If the Trump administration does want to restrict the abortion pill, it will need data proving it has adverse health effects. Pro-life advocates contend that such data is already available, and they argue that it is inconsistent for the FDA to approve a new mifepristone drug while it has indicated there could be dangers in taking it. Days before the FDA approved the new drug, Kennedy announced that the agency would conduct a review of the safety and efficacy of the pill.
“The agency is supposedly asking these questions about mifepristone right now,” Katie Glenn Daniel, director of legal affairs and policy counsel for Susan B. Anthony Pro-Life America, told The Dispatch. “So what information did they have that they felt was enough, or what pressure, statutorily or otherwise, did they feel? Those are questions we’re still asking.”

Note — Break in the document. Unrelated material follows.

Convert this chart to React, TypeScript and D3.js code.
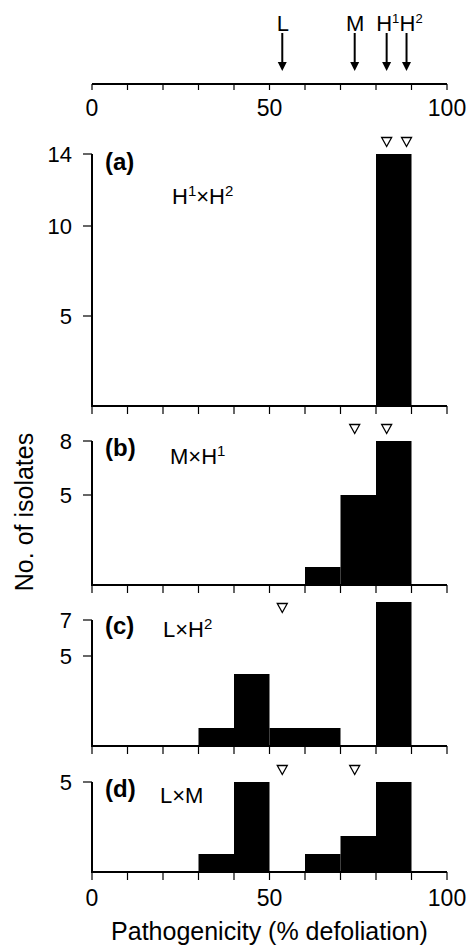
import React from "react";
import * as d3 from "d3";

// ---------- data ----------
const BIN_STARTS = [0, 10, 20, 30, 40, 50, 60, 70, 80, 90];
const BIN_WIDTH = 10;
const PANEL_TAGS = ["(a)", "(b)", "(c)", "(d)"];
const CROSSES = ["H^1×H^2", "M×H^1", "L×H^2", "L×M"];
const COUNTS_A = [0, 0, 0, 0, 0, 0, 0, 0, 14, 0];
const COUNTS_B = [0, 0, 0, 0, 0, 0, 1, 5, 8, 0];
const COUNTS_C = [0, 0, 0, 1, 4, 1, 1, 0, 8, 0];
const COUNTS_D = [0, 0, 0, 1, 5, 0, 1, 2, 5, 0];
const Y_TICKS_A = [5, 10, 14];
const Y_TICKS_B = [5, 8];
const Y_TICKS_C = [5, 7];
const Y_TICKS_D = [5];
const PARENT_NAMES = ["L", "M", "H1", "H2"];
const PARENT_LABELS = ["L", "M", "H^1", "H^2"];
const PARENT_VALUES = [53.6, 74.0, 83.0, 88.6];
const PANEL_PARENTS = [["H1", "H2"], ["M", "H1"], ["L"], ["L", "M"]];
const X_TICKS = [0, 10, 20, 30, 40, 50, 60, 70, 80, 90, 100];
const X_LABELS = [0, 50, 100];
const X_TITLE = "Pathogenicity (% defoliation)";
const Y_TITLE = "No. of isolates";

// ---------- layout ----------
const W = 473;
const H = 946;
const FONT = "'Liberation Sans', Arial, Helvetica, sans-serif";
const UNIT = 18;
const panels = [
  { counts: COUNTS_A, ticks: Y_TICKS_A, base: 406, tagY: 170, crossX: 172, crossY: 204 },
  { counts: COUNTS_B, ticks: Y_TICKS_B, base: 585, tagY: 456, crossX: 170, crossY: 464 },
  { counts: COUNTS_C, ticks: Y_TICKS_C, base: 746, tagY: 634, crossX: 163, crossY: 637 },
  { counts: COUNTS_D, ticks: Y_TICKS_D, base: 872, tagY: 797, crossX: 160, crossY: 803 },
];
// horizontal placement of the parent labels relative to their arrows
const LABEL_PLACE: Record<string, { anchor: string; dx: number }> = {
  L: { anchor: "middle", dx: 0.5 },
  M: { anchor: "middle", dx: 0.5 },
  H1: { anchor: "start", dx: -10.5 },
  H2: { anchor: "start", dx: -7.0 },
};

const x = d3.scaleLinear().domain([0, 100]).range([92, 447]);

function Rich({ text, x0, y0, size, sup, anchor }: any) {
  const parts = text.split(/(\^\d)/).filter((p: string) => p.length);
  let shifted = false;
  return (
    <text x={x0} y={y0} fontSize={size} fontFamily={FONT} textAnchor={anchor || "start"} fill="#000">
      {parts.map((p: string, i: number) => {
        if (p.startsWith("^")) {
          shifted = true;
          return (
            <tspan key={i} dy={-size * 0.36} fontSize={sup}>
              {p.slice(1)}
            </tspan>
          );
        }
        const dy = shifted ? size * 0.36 : 0;
        shifted = false;
        return (
          <tspan key={i} dy={dy}>
            {p}
          </tspan>
        );
      })}
    </text>
  );
}

function tri(cx: number, cy: number) {
  const w = 10, h = 9;
  return `M${cx - w / 2},${cy - h / 2}L${cx + w / 2},${cy - h / 2}L${cx},${cy + h / 2}Z`;
}

export default function App() {
  const parentX = (name: string) => x(PARENT_VALUES[PARENT_NAMES.indexOf(name)]);
  return (
    <svg
      width={W}
      height={H}
      viewBox={`0 0 ${W} ${H}`}
      style={{ position: "absolute", left: 0, top: 0, background: "#fff" }}
    >
      {/* top reference axis */}
      <g>
        <line x1={x(0)} x2={x(100)} y1={84} y2={84} stroke="#000" strokeWidth={2} />
        {X_TICKS.map((t) => (
          <line key={t} x1={x(t)} x2={x(t)} y1={84} y2={90} stroke="#000" strokeWidth={1.2} />
        ))}
        {X_LABELS.map((t) => (
          <text key={t} x={x(t)} y={116} fontSize={23} fontFamily={FONT} textAnchor="middle">
            {t}
          </text>
        ))}
        {PARENT_NAMES.map((n, i) => {
          const px = x(PARENT_VALUES[i]);
          const place = LABEL_PLACE[n];
          return (
            <g key={n}>
              <line x1={px} x2={px} y1={33} y2={63} stroke="#000" strokeWidth={2} />
              <path d={`M${px - 4.5},62L${px + 4.5},62L${px},71Z`} fill="#000" />
              <Rich
                text={PARENT_LABELS[i]}
                x0={px + place.dx}
                y0={31}
                size={22}
                sup={13}
                anchor={place.anchor}
              />
            </g>
          );
        })}
      </g>

      {panels.map((p, pi) => {
        const ymax = d3.max(p.ticks) as number;
        const y = d3.scaleLinear().domain([0, ymax]).range([p.base, p.base - UNIT * ymax]);
        return (
          <g key={pi}>
            {p.counts.map((c, i) =>
              c > 0 ? (
                <rect
                  key={i}
                  x={x(BIN_STARTS[i])}
                  width={x(BIN_STARTS[i] + BIN_WIDTH) - x(BIN_STARTS[i])}
                  y={y(c)}
                  height={y(0) - y(c)}
                  fill="#000"
                />
              ) : null
            )}
            {/* x axis */}
            <line x1={x(0)} x2={x(100)} y1={p.base} y2={p.base} stroke="#000" strokeWidth={2} />
            {X_TICKS.map((t) => (
              <line key={t} x1={x(t)} x2={x(t)} y1={p.base} y2={p.base + 8} stroke="#000" strokeWidth={1.2} />
            ))}
            {/* y axis */}
            <line x1={x(0)} x2={x(0)} y1={y(ymax)} y2={p.base + 1} stroke="#000" strokeWidth={2} />
            {p.ticks.map((t) => (
              <g key={t}>
                <line x1={x(0) - 9} x2={x(0)} y1={y(t)} y2={y(t)} stroke="#000" strokeWidth={1.2} />
                <text
                  x={72}
                  y={y(t)}
                  dy="0.36em"
                  fontSize={22}
                  fontFamily={FONT}
                  textAnchor="end"
                >
                  {t}
                </text>
              </g>
            ))}
            {/* parent markers */}
            {PANEL_PARENTS[pi].map((n) => (
              <path
                key={n}
                d={tri(parentX(n), y(ymax) - 12)}
                fill="#fff"
                stroke="#000"
                strokeWidth={1.3}
              />
            ))}
            {/* labels */}
            <text x={105} y={p.tagY} fontSize={24} fontWeight="bold" fontFamily={FONT}>
              {PANEL_TAGS[pi]}
            </text>
            <Rich text={CROSSES[pi]} x0={p.crossX} y0={p.crossY} size={22} sup={15} />
          </g>
        );
      })}

      {/* bottom tick labels */}
      {X_LABELS.map((t) => (
        <text key={t} x={x(t)} y={906} fontSize={23} fontFamily={FONT} textAnchor="middle">
          {t}
        </text>
      ))}
      <text x={x(50)} y={940} fontSize={25} fontFamily={FONT} textAnchor="middle">
        {X_TITLE}
      </text>
      <text
        transform={`translate(33,512) rotate(-90)`}
        fontSize={25}
        fontFamily={FONT}
        textAnchor="middle"
      >
        {Y_TITLE}
      </text>
    </svg>
  );
}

Mifepristone has long been a controversial drug, but the recent raising of concerns about it on health grounds has been spurred on by research from the Ethics and Public Policy Center, a socially conservative think tank in Washington, D.C. It released a study in April that analyzed insurance claims and found that close to 11 percent of women who took the pill experienced serious adverse events, such as hemorrhaging, infection, or an emergency room visit. That prevalence is 22 times higher than the 0.5 percent figure listed on the FDA’s warning label. Critics have pointed out that the study is based on a data set that is not public and that it is not peer-reviewed.
Still, the study was cited in a letter signed by all but two Republican senators—Sens. Lisa Murkowski of Alaska and Susan Collins of Maine, two pro-choice GOP members—asking the administration to reconsider the generic mifepristone’s FDA approval.
“While we recognize the FDA’s statutory responsibility in evaluating drug applications, the timing of this approval appears inconsistent with the comprehensive safety reassessment your agencies have prioritized,” the group, led by Sen. Lindsey Graham of South Carolina, wrote to Kennedy and FDA Commissioner Marty Makary earlier this month.
Now, Republican senators are demanding more answers. Sen. Bill Cassidy of Louisiana, who chairs the Senate Committee on Health, Education, Labor, and Pensions, led a group of his colleagues on an oversight letter to Makary on Thursday, asking for clarity on what data the FDA and HHS have on adverse events from mifepristone in the wake of the generic approval. That group used even stronger language in condemning the authorization of the generic drug.
The letter reads: “To be clear: this approval … flies in the face of President Trump’s strong statement that he is ‘the most pro-life president’ in history and his dedication to protecting the lives of unborn children and keeping women safe.”